India’s gold market has turned cautious this week as price fluctuations have discouraged buyers, prompting the return of trading discounts after almost a month of premiums. Meanwhile, strong festive demand in China has lent support to regional physical markets ahead of the Lunar New Year celebrations.
Price fluctuations impact jewellers
In India, bullion dealers are offering discounts of up to twelve dollars per ounce from official domestic prices, which include import and sales levies totalling nine percent. This marks a significant change from last week’s premium of up to seventy dollars. Jewellers say customers remain reluctant to purchase even as making charges are reduced. According to traders in Hyderabad, many retail buyers find current price levels unappealing for fresh purchases.

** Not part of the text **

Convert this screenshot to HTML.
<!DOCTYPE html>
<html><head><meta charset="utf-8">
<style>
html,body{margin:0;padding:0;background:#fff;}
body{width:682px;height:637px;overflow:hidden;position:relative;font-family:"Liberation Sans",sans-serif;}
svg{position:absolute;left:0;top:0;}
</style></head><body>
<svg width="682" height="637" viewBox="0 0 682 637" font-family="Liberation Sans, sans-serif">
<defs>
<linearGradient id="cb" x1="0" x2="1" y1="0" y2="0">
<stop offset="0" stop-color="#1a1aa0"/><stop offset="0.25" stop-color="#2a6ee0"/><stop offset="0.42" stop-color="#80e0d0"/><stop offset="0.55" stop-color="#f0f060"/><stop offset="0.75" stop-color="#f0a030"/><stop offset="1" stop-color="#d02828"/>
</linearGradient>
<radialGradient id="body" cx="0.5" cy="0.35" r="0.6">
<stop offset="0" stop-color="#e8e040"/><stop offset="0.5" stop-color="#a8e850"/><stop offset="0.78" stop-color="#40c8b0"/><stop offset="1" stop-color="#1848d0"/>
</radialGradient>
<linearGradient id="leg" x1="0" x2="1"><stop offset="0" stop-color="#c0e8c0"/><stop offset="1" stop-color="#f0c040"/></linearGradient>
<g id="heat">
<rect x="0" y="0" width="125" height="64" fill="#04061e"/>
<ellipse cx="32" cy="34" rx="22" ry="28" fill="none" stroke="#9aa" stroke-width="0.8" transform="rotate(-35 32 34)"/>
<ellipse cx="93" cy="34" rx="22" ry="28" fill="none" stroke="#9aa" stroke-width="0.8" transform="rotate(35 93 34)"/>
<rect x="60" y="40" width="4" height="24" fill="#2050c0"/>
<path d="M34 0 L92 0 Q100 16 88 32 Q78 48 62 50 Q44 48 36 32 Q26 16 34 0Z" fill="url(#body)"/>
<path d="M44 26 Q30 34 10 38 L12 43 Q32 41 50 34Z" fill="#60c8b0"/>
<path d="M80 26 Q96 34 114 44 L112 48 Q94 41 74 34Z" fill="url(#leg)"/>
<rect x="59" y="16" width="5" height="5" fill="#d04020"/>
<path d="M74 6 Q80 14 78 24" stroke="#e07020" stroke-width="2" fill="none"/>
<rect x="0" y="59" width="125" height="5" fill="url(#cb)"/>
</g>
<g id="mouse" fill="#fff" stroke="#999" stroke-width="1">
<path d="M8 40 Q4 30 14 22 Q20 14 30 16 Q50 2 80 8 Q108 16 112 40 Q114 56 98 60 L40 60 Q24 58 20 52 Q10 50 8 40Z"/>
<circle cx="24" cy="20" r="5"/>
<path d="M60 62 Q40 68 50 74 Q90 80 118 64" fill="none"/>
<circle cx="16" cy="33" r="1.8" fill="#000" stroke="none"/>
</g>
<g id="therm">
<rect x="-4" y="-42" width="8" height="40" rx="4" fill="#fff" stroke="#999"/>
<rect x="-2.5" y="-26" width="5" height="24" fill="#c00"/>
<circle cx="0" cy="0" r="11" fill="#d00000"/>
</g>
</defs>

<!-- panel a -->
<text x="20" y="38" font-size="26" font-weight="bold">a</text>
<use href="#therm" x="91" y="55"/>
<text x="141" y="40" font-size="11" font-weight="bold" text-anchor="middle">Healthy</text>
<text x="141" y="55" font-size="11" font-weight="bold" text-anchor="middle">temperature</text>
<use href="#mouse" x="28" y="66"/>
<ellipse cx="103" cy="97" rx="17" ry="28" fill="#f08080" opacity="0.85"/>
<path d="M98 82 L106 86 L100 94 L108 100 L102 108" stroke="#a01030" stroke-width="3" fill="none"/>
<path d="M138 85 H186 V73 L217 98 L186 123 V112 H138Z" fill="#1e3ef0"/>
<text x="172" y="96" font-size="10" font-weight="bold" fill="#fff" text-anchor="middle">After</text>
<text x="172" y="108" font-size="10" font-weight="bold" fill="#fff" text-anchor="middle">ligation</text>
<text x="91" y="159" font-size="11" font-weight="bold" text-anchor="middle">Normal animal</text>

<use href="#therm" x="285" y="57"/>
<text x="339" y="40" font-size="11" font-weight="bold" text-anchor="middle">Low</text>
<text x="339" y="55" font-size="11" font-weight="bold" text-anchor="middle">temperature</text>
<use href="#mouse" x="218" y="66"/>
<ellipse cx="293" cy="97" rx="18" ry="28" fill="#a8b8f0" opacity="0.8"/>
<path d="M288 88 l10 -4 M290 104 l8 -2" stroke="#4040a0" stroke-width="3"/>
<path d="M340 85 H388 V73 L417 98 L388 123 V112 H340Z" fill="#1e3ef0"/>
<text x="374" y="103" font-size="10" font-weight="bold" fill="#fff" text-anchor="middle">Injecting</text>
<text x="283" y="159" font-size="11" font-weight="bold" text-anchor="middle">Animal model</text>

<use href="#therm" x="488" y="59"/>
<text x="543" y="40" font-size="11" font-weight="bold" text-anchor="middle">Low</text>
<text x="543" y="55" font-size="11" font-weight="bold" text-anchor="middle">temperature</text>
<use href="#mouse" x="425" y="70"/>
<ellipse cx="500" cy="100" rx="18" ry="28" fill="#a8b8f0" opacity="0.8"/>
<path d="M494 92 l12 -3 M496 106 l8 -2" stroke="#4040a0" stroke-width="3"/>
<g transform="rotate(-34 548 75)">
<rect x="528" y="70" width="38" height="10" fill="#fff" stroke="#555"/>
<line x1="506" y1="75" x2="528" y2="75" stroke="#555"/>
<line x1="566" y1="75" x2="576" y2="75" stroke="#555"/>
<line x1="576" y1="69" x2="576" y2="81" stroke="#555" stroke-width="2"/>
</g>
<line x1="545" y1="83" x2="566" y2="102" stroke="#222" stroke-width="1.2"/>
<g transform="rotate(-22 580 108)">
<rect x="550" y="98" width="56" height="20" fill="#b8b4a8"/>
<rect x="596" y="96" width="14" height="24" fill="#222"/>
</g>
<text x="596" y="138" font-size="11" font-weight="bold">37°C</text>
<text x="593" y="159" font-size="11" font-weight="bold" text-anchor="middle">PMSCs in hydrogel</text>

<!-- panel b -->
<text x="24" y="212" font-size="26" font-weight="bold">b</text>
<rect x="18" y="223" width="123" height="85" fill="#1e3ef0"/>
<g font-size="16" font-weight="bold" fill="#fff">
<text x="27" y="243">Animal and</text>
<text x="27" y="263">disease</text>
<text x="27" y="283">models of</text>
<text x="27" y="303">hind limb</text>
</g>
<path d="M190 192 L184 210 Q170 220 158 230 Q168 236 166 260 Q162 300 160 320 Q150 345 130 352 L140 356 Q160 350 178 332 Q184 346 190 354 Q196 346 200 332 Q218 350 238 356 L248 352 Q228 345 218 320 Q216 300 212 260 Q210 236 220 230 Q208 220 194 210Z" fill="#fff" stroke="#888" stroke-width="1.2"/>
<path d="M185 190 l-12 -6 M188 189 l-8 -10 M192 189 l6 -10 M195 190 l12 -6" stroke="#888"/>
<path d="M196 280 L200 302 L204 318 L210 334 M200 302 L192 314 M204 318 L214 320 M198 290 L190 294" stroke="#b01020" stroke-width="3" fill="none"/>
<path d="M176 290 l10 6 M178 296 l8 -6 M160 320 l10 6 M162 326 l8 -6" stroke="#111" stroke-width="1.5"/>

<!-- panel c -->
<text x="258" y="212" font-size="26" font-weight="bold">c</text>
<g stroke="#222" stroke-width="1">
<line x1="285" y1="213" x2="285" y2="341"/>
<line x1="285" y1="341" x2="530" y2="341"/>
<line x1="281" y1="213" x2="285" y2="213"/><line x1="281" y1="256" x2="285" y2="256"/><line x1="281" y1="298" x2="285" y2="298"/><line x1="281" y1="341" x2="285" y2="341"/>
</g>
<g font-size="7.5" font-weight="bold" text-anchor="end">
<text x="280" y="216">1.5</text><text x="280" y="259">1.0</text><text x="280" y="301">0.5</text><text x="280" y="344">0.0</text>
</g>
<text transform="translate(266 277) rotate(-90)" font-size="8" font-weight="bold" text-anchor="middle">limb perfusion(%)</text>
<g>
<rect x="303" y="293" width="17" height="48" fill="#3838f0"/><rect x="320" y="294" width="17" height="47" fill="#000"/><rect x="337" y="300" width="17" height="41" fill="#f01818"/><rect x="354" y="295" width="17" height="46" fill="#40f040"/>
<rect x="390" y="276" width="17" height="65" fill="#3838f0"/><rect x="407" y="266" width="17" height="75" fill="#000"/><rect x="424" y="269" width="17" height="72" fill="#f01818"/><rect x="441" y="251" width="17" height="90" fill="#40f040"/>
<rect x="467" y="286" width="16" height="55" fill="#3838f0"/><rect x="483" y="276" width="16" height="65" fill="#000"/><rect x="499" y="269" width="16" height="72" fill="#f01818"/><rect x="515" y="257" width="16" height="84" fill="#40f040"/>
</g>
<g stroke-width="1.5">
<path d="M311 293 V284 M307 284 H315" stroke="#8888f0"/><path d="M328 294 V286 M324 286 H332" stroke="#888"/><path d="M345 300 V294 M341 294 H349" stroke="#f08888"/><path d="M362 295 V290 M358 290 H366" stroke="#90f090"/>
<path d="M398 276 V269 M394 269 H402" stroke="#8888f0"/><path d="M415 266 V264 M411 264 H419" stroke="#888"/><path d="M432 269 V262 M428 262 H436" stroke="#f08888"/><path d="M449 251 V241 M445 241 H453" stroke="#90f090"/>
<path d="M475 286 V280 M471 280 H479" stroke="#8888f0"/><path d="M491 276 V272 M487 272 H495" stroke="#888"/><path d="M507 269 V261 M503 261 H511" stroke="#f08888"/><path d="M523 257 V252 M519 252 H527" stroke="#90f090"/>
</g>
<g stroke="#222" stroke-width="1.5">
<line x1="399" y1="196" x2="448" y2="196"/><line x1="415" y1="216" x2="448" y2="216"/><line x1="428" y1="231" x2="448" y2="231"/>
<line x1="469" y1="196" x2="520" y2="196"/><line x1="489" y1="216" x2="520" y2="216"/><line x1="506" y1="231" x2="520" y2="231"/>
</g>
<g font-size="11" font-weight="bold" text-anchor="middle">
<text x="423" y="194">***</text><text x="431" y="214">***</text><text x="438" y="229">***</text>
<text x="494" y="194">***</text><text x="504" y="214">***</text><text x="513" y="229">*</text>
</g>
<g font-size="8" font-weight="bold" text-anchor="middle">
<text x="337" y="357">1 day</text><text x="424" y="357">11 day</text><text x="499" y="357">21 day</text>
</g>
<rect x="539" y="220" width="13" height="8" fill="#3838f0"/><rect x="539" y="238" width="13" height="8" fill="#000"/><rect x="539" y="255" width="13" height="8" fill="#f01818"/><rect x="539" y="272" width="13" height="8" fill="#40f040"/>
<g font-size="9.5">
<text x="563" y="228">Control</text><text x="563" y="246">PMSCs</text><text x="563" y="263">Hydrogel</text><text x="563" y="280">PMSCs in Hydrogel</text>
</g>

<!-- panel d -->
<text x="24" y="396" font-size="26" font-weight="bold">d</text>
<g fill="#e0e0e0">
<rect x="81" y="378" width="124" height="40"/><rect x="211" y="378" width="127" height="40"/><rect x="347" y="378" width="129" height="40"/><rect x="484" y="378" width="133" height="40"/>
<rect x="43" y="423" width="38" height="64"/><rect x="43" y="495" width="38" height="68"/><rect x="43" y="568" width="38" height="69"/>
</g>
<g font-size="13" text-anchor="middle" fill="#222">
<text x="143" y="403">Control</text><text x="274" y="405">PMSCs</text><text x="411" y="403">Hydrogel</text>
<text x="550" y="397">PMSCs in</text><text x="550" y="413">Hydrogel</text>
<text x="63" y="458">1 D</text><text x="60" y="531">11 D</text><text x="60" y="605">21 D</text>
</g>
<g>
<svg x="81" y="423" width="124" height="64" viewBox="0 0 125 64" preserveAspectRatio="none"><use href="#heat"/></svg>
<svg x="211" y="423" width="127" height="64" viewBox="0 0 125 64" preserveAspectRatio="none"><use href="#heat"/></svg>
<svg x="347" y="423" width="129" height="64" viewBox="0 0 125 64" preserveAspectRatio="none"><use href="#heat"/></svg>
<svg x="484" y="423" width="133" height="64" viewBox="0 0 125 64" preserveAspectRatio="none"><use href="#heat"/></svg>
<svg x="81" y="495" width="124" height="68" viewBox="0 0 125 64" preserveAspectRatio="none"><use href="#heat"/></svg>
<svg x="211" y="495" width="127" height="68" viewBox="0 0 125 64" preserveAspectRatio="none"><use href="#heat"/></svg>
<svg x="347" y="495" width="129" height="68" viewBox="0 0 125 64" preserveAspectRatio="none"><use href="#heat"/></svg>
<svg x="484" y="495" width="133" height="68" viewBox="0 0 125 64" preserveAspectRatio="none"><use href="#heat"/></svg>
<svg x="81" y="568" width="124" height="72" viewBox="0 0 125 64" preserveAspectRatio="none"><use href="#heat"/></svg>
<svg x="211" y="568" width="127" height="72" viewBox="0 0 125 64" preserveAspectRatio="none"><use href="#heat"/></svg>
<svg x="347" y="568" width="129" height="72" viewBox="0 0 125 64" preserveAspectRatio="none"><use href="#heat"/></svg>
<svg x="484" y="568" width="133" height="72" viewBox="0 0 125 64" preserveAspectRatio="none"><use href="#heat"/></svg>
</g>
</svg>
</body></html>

Gold was priced around one lakh fifty four thousand rupees per ten grams on Friday, after touching a low of nearly one lakh thirty four thousand rupees the previous week. The fall in price signals volatile trading sentiment, which has further discouraged new buying from both jewellers and investors.
Import expectations influence buying behaviour
Dealers have largely refrained from fresh purchases from banks as they anticipate a new round of gold imports under concessional duty. Market participants expect the government to allow approximately eighty metric tons of imports from the United Arab Emirates under the Comprehensive Economic Partnership Agreement. The arrangement offers lower import duties, prompting many to delay orders in the hope of securing cheaper supplies later this month.
Festive demand strengthens in China
China has witnessed a different trend, where gold is trading close to global levels. Prices moved between an eight-dollar discount and a ten-dollar premium per ounce in the mainland market this week. The upcoming nine-day Lunar New Year holiday, starting on the fifteenth of February, has fuelled seasonal buying. Analysts note that although high prices have subdued enthusiasm, overall demand remains positive.
Regional variations across Asia
Hong Kong recorded premiums of up to one dollar eighty cents, while in Japan gold traded between a six-dollar discount and a one-dollar premium. Singapore’s market remained relatively stable, with prices ranging from a fifty-cent discount to premiums of three dollars fifty cents. Overall, Asia’s gold trade continues to reflect the contrasting pull of local demand and global price uncertainty.